By Melissa Donnelly, CPSU National Secretary

If the reporting of Mike Pezzullo’s messages is true – the Secretary of the Department of Home Affairs has some serious explaining to do, or rather, some resigning.

As Secretary of the Department of Home Affairs, the leaked messages to Liberal Party powerbroker Scott Briggs, fly in the face of the values all public servants are, or should be, held to.

Whether you’re a grad in the ATO, an APS 3 working in a Services Australia Smart Centre or the Secretary of a Department, the APS values apply.

You can read them in black in white on the Australian Public Service Commission's website:

Impartial. Committed to service. Accountable. Respectful. Ethical.

These values underpin the public service and are what gives the broader Australian population confidence in the fundamental functioning of their democracy.

For APS employees, these are not theoretical or obtuse.

In fact, over the last decade, APS managers have sought to regulate more and more of what employees do in their own time to assiduously protect the ‘apolitical’ nature of the public service.

Come federal election time, CPSU members have contacted the union for advice, because many employees feel it is safer to just delete your social media account than risk an over-eager manager analysing your posts.

Similarly, we have had an influx of questions and concerns from members across the APS regarding campaigning for and supporting a Yes vote in the Voice Referendum because they are worried that they’ll face disciplinary action for doing so.

It unfortunately goes further than this though, and perhaps this will help explain why APS employees are what would seem to the average person - excessively cautious.

We have had countless members who have been counselled to take down social media posts saying dogs should be allowed in cafes or trying to save a historic building from demolition —because they were ‘political’.

Members have been investigated and found in breach of the Code for ‘unauthorised outside employment’ for volunteering at charity organisations.

Members have been found to have ‘disobeyed a lawful and reasonable direction’ because their doctor didn’t list the medical condition they were sick with on their medical certificate.

Members have had to pay back carers’ leave, because when they were sitting by their spouse’s hospital bed because they weren’t ‘actively caring’ for them - the doctor was.

The leadership in the APS are not afraid to over zealously wave around the Code of Conduct. But, at times, there seems to be an issue when it comes to applying it to themselves.

Correct me if I’m wrong, but wheeling and dealing, interfering in leadership spills and internal political party machinations, and maintaining hitlists and wish lists wasn’t in that list APS values.

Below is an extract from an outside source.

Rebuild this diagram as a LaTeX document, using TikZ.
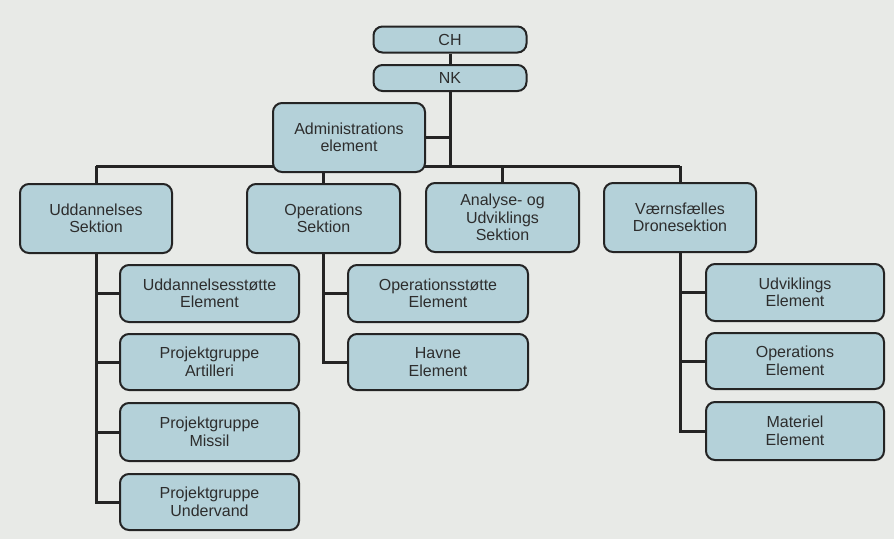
\documentclass[tikz,border=0pt]{standalone}
\usepackage{fontspec}
\setmainfont{Liberation Sans}
\usetikzlibrary{backgrounds}
\definecolor{boxfill}{RGB}{180,209,217}
\definecolor{bgcol}{RGB}{232,234,231}
\definecolor{linecol}{RGB}{36,36,36}
\definecolor{txtcol}{RGB}{45,45,45}
\begin{document}
\begin{tikzpicture}[x=1pt,y=-1pt,
  orgbox/.style={draw=linecol, line width=2pt, fill=boxfill, rounded corners=9pt,
    align=center, inner sep=0pt, text=txtcol,
    font=\fontsize{16}{17.5}\selectfont},
  conn/.style={draw=linecol, line width=3pt}]
\useasboundingbox (0,0) rectangle (894,539);
% top
\node[orgbox, minimum width=153pt, minimum height=26pt] (CH) at (450,39.5) {CH};
\node[orgbox, minimum width=153pt, minimum height=26pt] (NK) at (450,78) {NK};
\node[orgbox, minimum width=152pt, minimum height=69pt] (adm) at (349,137.5) {Administrations\\element};
% sections
\node[orgbox, minimum width=152pt, minimum height=69pt] (uS) at (96,218.5) {Uddannelses\\Sektion};
\node[orgbox, minimum width=153pt, minimum height=69pt] (oS) at (323.5,218.5) {Operations\\Sektion};
\node[orgbox, minimum width=153pt, minimum height=69pt] (aS) at (502.5,217.5) {Analyse- og\\Udviklings\\Sektion};
\node[orgbox, minimum width=152pt, minimum height=69pt] (vS) at (680,217.5) {Værnsfælles\\Dronesektion};
% uddannelse children
\node[orgbox, minimum width=179pt, minimum height=57pt] (u1) at (209.5,293.5) {Uddannelsesstøtte\\Element};
\node[orgbox, minimum width=179pt, minimum height=56pt] (u2) at (209.5,362) {Projektgruppe\\Artilleri};
\node[orgbox, minimum width=179pt, minimum height=58pt] (u3) at (209.5,432) {Projektgruppe\\Missil};
\node[orgbox, minimum width=179pt, minimum height=56pt] (u4) at (209.5,502) {Projektgruppe\\Undervand};
% operations children
\node[orgbox, minimum width=180pt, minimum height=57pt] (o1) at (438,293.5) {Operationsstøtte\\Element};
\node[orgbox, minimum width=180pt, minimum height=56pt] (o2) at (438,362) {Havne\\Element};
% drone children
\node[orgbox, minimum width=178pt, minimum height=57pt] (v1) at (795,292.5) {Udviklings\\Element};
\node[orgbox, minimum width=178pt, minimum height=56pt] (v2) at (795,361) {Operations\\Element};
\node[orgbox, minimum width=178pt, minimum height=58pt] (v3) at (795,431) {Materiel\\Element};
\coordinate (bus) at (450,166);
\begin{scope}[on background layer]
  \fill[bgcol] (0,0) rectangle (894,539);
  \draw[conn] (CH) -- (NK);
  \draw[conn] (NK.south) -- (bus);
  \draw[conn] (adm.east) -- (adm.east -| bus);
  \draw[conn] (uS.north |- bus) -- (vS.north |- bus);
  \draw[conn] (uS.north |- bus) -- (uS.north);
  \draw[conn] (oS.north |- bus) -- (oS.north);
  \draw[conn] (aS.north |- bus) -- (aS.north);
  \draw[conn] (vS.north |- bus) -- (vS.north);
  % children
  \draw[conn] (uS.south) |- (u4.west);
  \draw[conn] (uS.south |- u1.west) -- (u1.west);
  \draw[conn] (uS.south |- u2.west) -- (u2.west);
  \draw[conn] (uS.south |- u3.west) -- (u3.west);
  \draw[conn] (oS.south) |- (o2.west);
  \draw[conn] (oS.south |- o1.west) -- (o1.west);
  \draw[conn] (vS.south) |- (v3.west);
  \draw[conn] (vS.south |- v1.west) -- (v1.west);
  \draw[conn] (vS.south |- v2.west) -- (v2.west);
\end{scope}
\end{tikzpicture}
\end{document}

Impartial. Committed to service. Accountable. Respectful. Ethical.

Nope – not there.

That sort of behaviour, were someone to engage in it, would actually contravene nearly every single APS value.

I have not seen the alleged text messages, and the actions taken by the Minister for Home Affairs so far have been entirely appropriate given the situation.

But...

If those messages do exist and the reporting is true - Mike Pezzullo should have no future in the APS.

But it isn’t just Mike Pezzullo who has failed to possess the very values he ruthlessly expected his department to embody.

Kathryn Campbell, the former Department Secretary of Human Services, oversaw the weaponisation of the APS Code of Conduct to silence Centrelink workers who spoke up about the illegal Robodebt scheme.

She was the key architect of the Robodebt program and its most fervent advocate in the public service. CPSU members called it out from the very beginning, and now have the backing of a Royal Commission saying that the scheme was both illegal and a walking violation of APS Values.

Robodebt was a program that, without question, served the government of the day, but failed to serve the Australian people. And that is the balancing act that public service and, critically, Department Heads, need to get right.

The Public Service Act 1999 (PSA), says that the first object of the APS is: ‘to establish an apolitical public service that is efficient and effective in serving the Government, the Parliament and the Australian public’.

It doesn’t say ‘or’ the Australian public.

Former Australian Public Service Commissioner, Andrew Podger, emphasised this point:

“The separation of politics from administration is not just a matter of avoiding ministerial patronage and the risks of nepotism and fraud... It also goes to efficient and effective management of government policies and programs, to the rule of law, protecting the public from the tyranny of the majority and ensuring impartial service delivery for all citizens.”

In ruthlessly targeting the Australian public, Kathryn Campbell was serving the government of the day and prosecuting its conservative ideological policies.

Other than himself and his own agenda, I’m not entirely sure who Mike Pezzullo was serving.

Neither have gone down without a fight, and that is worth examining. Because both Campbell and Pezzullo appear to have, for a decent amount of time, demonstrated an absurd sense of entitlement, holding the belief that they would pull through. A belief that they haven’t broken the rules, or perhaps of more concern, a belief that the rules don’t apply to them.

Freedoms that appear to come with seniority certainly aren’t being afforded to anyone else.

Not to the CPSU member who wanted to volunteer for a charity, or to the member who posted on social media about saving a building, or the member who wanted to take carer’s leave so they could sit with their loved one while they were in hospital.

The application of APS values is out of balance.

In the wise words of Bandit Heeler – the racquet needs to be re-strung. Bit of tightening up at the top, bit of loosening at the bottom.